When considering a router, the first question is network topology. Most purchasers did not take topology in high school, but network topology simply means, if you drew a diagram of all those communicating computers, what it would look like. Some networks use Star Topology and others use Ring Topology. Layered networks, all of which use Ring Topology, are effectively Tube Topology, a tank top. If you select this, then you would purchase a roto-router.
Choosing a router
Each router has one or more letters of the alphabet associated with it. Letters toward the end of the alphabet are faster. Technology has not yet reached the letter Z, but by that time, all your computing will be done even before you grab your joystick. Unfortunately, not all the letters are in use. If you go to Best Buy and ask to be shown an "H-class router," the salesman will know you are a newbie and will sell you a 9.1 Room Theater instead.

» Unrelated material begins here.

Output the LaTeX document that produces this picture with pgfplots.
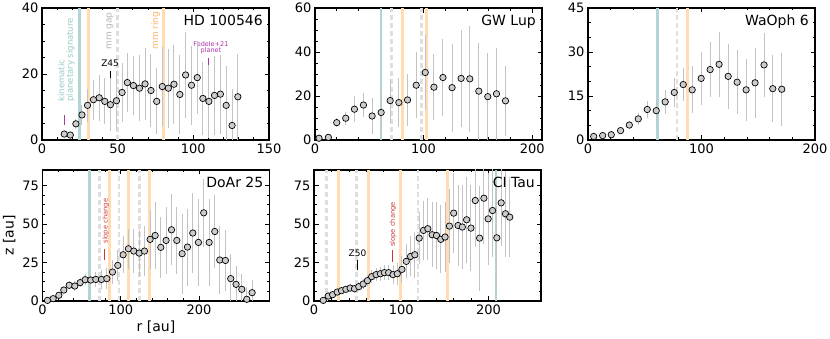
\documentclass[border=0pt]{standalone}
\usepackage{fontspec}
\setmainfont{DejaVu Sans}
\usepackage{pgfplots}
\pgfplotsset{compat=1.18}

\definecolor{ptfill}{RGB}{204,204,204}
\definecolor{ebar}{RGB}{195,195,195}
\definecolor{tealc}{RGB}{178,212,212}
\definecolor{orangec}{RGB}{255,220,178}
\definecolor{grayc}{RGB}{222,222,222}
\definecolor{tealtxt}{RGB}{150,200,200}
\definecolor{gaptxt}{RGB}{180,180,180}
\definecolor{ringtxt}{RGB}{255,180,100}
\definecolor{magc}{RGB}{170,50,170}
\definecolor{redc}{RGB}{205,55,55}

\newcommand{\fs}[1]{\fontsize{#1}{#1}\selectfont}

\pgfplotsset{
  panel/.style={scale only axis, width=227pt, height=132pt, anchor=south west,
    xmin=0, ymin=0, axis line style={line width=1.1pt},
    tick align=inside, xtick pos=both, ytick pos=both,
    major tick length=4.5pt, minor tick length=2.5pt,
    every tick/.style={black, line width=0.8pt},
    tick label style={font=\fs{13}},
    label style={font=\fs{14}},
    /pgf/number format/assume math mode=true},
  vt/.style={draw=tealc, line width=2.7pt, forget plot},
  vo/.style={draw=orangec, line width=3pt, forget plot},
  vg/.style={draw=grayc, line width=2.7pt, dash pattern=on 5pt off 3pt, forget plot},
  pts/.style={only marks, mark=*, mark size=3.2pt,
    mark options={fill=ptfill, draw=black, line width=0.7pt},
    error bars/.cd, y dir=both, y explicit, error mark=none,
    error bar style={line width=1pt, draw=ebar}},
}
\newcommand{\ttl}[1]{\node[anchor=north east, inner sep=0pt, font=\fs{14}] at (rel axis cs:1,1) [xshift=-6pt, yshift=-7pt] {#1};}

\begin{document}
\begin{tikzpicture}
\useasboundingbox (0,0) rectangle (830pt,339pt);

% HD 100546
\begin{axis}[panel, at={(42pt,199pt)}, xmax=150, ymax=40,
  xtick={0,50,100,150}, ytick={0,20,40}, minor x tick num=4, minor y tick num=3]
\addplot[vt] coordinates {(24.6,0) (24.6,40)};
\addplot[vo] coordinates {(30.7,0) (30.7,40)};
\addplot[vg] coordinates {(49.9,0) (49.9,40)};
\addplot[vo] coordinates {(80,0) (80,40)};
\node[rotate=90, anchor=west, align=left, inner sep=0pt, font=\fs{8.5}, text=tealtxt] at (axis cs:16,11.6) {kinematic\\planetary signature};
\node[rotate=90, anchor=west, inner sep=0pt, font=\fs{9}, text=gaptxt] at (axis cs:45,27.3) {mm gap};
\node[rotate=90, anchor=west, inner sep=0pt, font=\fs{9}, text=ringtxt] at (axis cs:75.1,27.3) {mm ring};
\node[font=\fs{9}, inner sep=0pt] at (axis cs:45,23.1) {Z45};
\draw[black, line width=1pt] (axis cs:45,17.7) -- (axis cs:45,20.8);
\draw[magc, line width=1pt] (axis cs:14.9,4.6) -- (axis cs:14.9,7.6);
\node[font=\fs{6.5}, text=magc, align=center, inner sep=0pt] at (axis cs:111.6,28) {Fedele+21\\planet};
\draw[magc, line width=1pt] (axis cs:109.8,21.5) -- (axis cs:109.8,24.8);
\addplot[pts] table[x=r, y=z, y error=e] {
r z e
14.7 1.8 0.5
18.7 1.5 0.5
22.4 4.9 1.5
26.4 7.6 3
30.1 10.5 5
34.0 12.2 6
37.8 12.8 7
41.5 11.7 7
45.2 10.7 8
49.2 11.9 9
52.9 14.4 9
56.4 17.4 9
60.4 16.5 9
64.4 15.7 10
68.1 17.0 11
72.0 15.0 11
75.8 11.7 10
79.5 16.2 12
83.5 15.7 12
87.2 16.9 12
91.1 13.8 12
94.9 19.7 13
98.8 16.6 12
102.6 18.9 11
106.3 12.6 11
110.3 11.7 11
114.0 13.5 12
117.9 13.9 12
121.7 10.5 12
125.6 4.4 11
129.4 13.1 13
};
\ttl{HD 100546}
\end{axis}

% GW Lup
\begin{axis}[panel, at={(315pt,199pt)}, xmax=209, ymax=60,
  xtick={0,100,200}, ytick={0,20,40,60}, minor x tick num=4, minor y tick num=3]
\addplot[vt] coordinates {(60.9,0) (60.9,60)};
\addplot[vg] coordinates {(70.2,0) (70.2,60)};
\addplot[vo] coordinates {(80.6,0) (80.6,60)};
\addplot[vg] coordinates {(97.8,0) (97.8,60)};
\addplot[vo] coordinates {(102.5,0) (102.5,60)};
\addplot[pts] table[x=r, y=z, y error=e] {
r z e
3.7 0.8 0.5
12.3 1.2 1
20.0 7.9 2
28.3 9.9 3
36.3 14.0 6
44.6 15.9 5.5
52.6 10.9 8
60.9 12.5 10
69.2 17.9 10
77.2 17.0 11
85.2 18.2 12
93.2 24.9 15
101.5 30.7 17
109.5 24.0 15
117.8 28.4 17.5
126.2 23.8 20
134.5 28.0 22
142.5 27.8 24
150.8 22.2 22
159.1 19.7 20
167.1 21.0 21
175.4 17.8 16
};
\ttl{GW Lup}
\end{axis}

% WaOph 6
\begin{axis}[panel, at={(588pt,199pt)}, xmax=200, ymax=45,
  xtick={0,100,200}, ytick={0,15,30,45}, minor x tick num=4, minor y tick num=2]
\addplot[vt] coordinates {(61.3,0) (61.3,45)};
\addplot[vg] coordinates {(78.3,0) (78.3,45)};
\addplot[vo] coordinates {(87.4,0) (87.4,45)};
\addplot[pts] table[x=r, y=z, y error=e] {
r z e
5.0 1.2 0.5
12.9 1.5 0.7
20.5 1.8 0.8
28.7 3.2 1
36.4 5.1 1.5
44.3 7.2 2
52.2 10.4 3
60.1 10.0 3.5
68.0 13.0 4
76.0 16.2 5
83.9 18.9 5.5
91.8 17.1 8
99.7 21.0 9
107.6 24.0 9.5
115.5 25.8 11
123.5 21.7 11
131.4 19.7 11
139.3 17.1 10.5
147.2 19.5 12
155.1 25.6 11
162.8 17.5 11.5
170.7 17.3 12.5
};
\ttl{WaOph 6}
\end{axis}

% DoAr 25
\begin{axis}[panel, at={(42.5pt,38pt)}, height=131pt, xmax=290, ymax=85,
  xtick={0,100,200}, ytick={0,25,50,75}, minor x tick num=4, minor y tick num=3,
  xlabel={r [au]}, ylabel={z [au]}]
\addplot[vt] coordinates {(59.6,0) (59.6,85)};
\addplot[vg] coordinates {(72.4,0) (72.4,85)};
\addplot[vo] coordinates {(85.5,0) (85.5,85)};
\addplot[vg] coordinates {(97.6,0) (97.6,85)};
\addplot[vo] coordinates {(110.2,0) (110.2,85)};
\addplot[vg] coordinates {(124.3,0) (124.3,85)};
\addplot[vo] coordinates {(136.1,0) (136.1,85)};
\node[rotate=90, anchor=west, inner sep=0pt, font=\fs{6.7}, text=redc] at (axis cs:80.8,37.2) {slope change};
\draw[redc, line width=1pt] (axis cs:78.7,26.4) -- (axis cs:78.7,34);
\addplot[pts] table[x=r, y=z, y error=e] {
r z e
6.4 0.4 0.5
13.6 1.5 0.8
20.9 3.7 1
27.2 7.1 2
34.1 10.2 2.5
41.3 9.7 3
48.1 11.9 3
54.5 13.8 3.5
61.7 13.6 4
68.1 14.0 5
75.4 14.0 6
82.2 14.5 7
89.4 18.8 8
96.2 23.1 10
103.0 30.0 12
109.8 33.9 13
116.6 32.4 14
123.5 31.1 15
130.3 32.4 16
137.5 40.0 19
143.9 42.5 22
151.1 34.8 20
157.9 39.3 22
164.8 46.2 23
171.6 39.3 22
178.4 30.7 26
185.2 35.0 25
192.0 44.1 26
199.2 38.0 28
206.0 57.2 22
212.9 38.0 28
220.1 45.1 24
226.5 26.6 22
233.7 26.3 20
240.5 14.5 16
247.3 10.8 12
254.6 7.6 10
261.0 1.1 8
267.8 5.4 8
};
\ttl{DoAr 25}
\end{axis}

% CI Tau
\begin{axis}[panel, at={(314pt,38pt)}, height=131pt, xmax=260, ymax=85,
  xtick={0,100,200}, ytick={0,25,50,75}, minor x tick num=4, minor y tick num=3]
\addplot[vg] coordinates {(14.4,0) (14.4,85)};
\addplot[vo] coordinates {(27.9,0) (27.9,85)};
\addplot[vg] coordinates {(48.7,0) (48.7,85)};
\addplot[vo] coordinates {(62.5,0) (62.5,85)};
\addplot[vo] coordinates {(99.2,0) (99.2,85)};
\addplot[vg] coordinates {(119.2,0) (119.2,85)};
\addplot[vo] coordinates {(153.2,0) (153.2,85)};
\addplot[vt] coordinates {(208.3,0) (208.3,85)};
\node[rotate=90, anchor=west, inner sep=0pt, font=\fs{6.7}, text=redc] at (axis cs:90.5,35) {slope change};
\draw[redc, line width=1pt] (axis cs:89.7,25.3) -- (axis cs:89.7,32.8);
\node[font=\fs{9}, inner sep=0pt] at (axis cs:49.8,31.3) {Z50};
\draw[black, line width=1pt] (axis cs:49.8,19.9) -- (axis cs:49.8,26.3);
\addplot[pts] table[x=r, y=z, y error=e] {
r z e
10.6 0.4 0.5
16.3 3.2 1
21.3 4.1 1
26.6 5.8 1.5
31.5 6.7 2
36.5 7.6 2
41.4 8.4 2.5
46.4 8.0 2.5
51.3 9.3 3
56.3 11.0 3
61.2 13.2 3.5
66.1 15.8 4
71.1 17.1 4
76.0 17.7 4.5
80.6 18.4 5
85.5 18.4 5
90.5 17.1 6
95.4 17.7 7
100.7 20.5 9
105.7 25.7 11
110.6 28.9 13
115.5 30.0 15
120.5 40.8 17
125.4 45.8 19
130.4 46.9 20
135.3 43.0 21
140.3 42.5 22
145.2 40.0 22
150.1 41.5 23
155.1 48.6 24
160.0 57.0 26
165.0 49.0 26
169.9 48.0 27
174.8 52.7 28
179.8 47.3 28
184.7 65.2 30
189.7 40.8 34
194.6 66.7 30
199.5 53.3 30
204.5 58.7 30
209.4 41.0 32
214.4 63.7 28
219.3 56.6 28
224.2 54.4 26
};
\ttl{CI Tau}
\end{axis}
\end{tikzpicture}
\end{document}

The Uncyclopedia article on choosing a router employs the most sensible science and, as one can see from the title, keeps its subtle biases totally in check. Its reliable recommendations were written in 2010, when G was the fastest router in existence, and it was a damned sight better than B-class routers.
What does it route?
The things that routers route are called packets. They are not packets of Chesterfields or Lucky Strikes but of bytes. The meaning of the packets depends on the computers that are communicating. The packets seem to find their way to the right machine.
The precious little packets let multiple entities on one computer each communicate with their desired counterpart on another computer, an electronic process comparable to a Furry convention. The process that lets them do so is called a procol stack, which is something the rank amateur can never master, even if he wears shirts with epaulettes.
Significance to the end user
Apart from imposing the need to buy a router, the function of the router includes forcing the buyer to also buy software from trustworthy companies like Apple or Microsoft to make packets flow to the router. Computer users who are used to writing little programs in BASIC to send their own bytes to the serial line will not be able to do so. They will have to rely on a huge Application Package that nags them to download updates and alerts them to package deals certain to be of interest to them.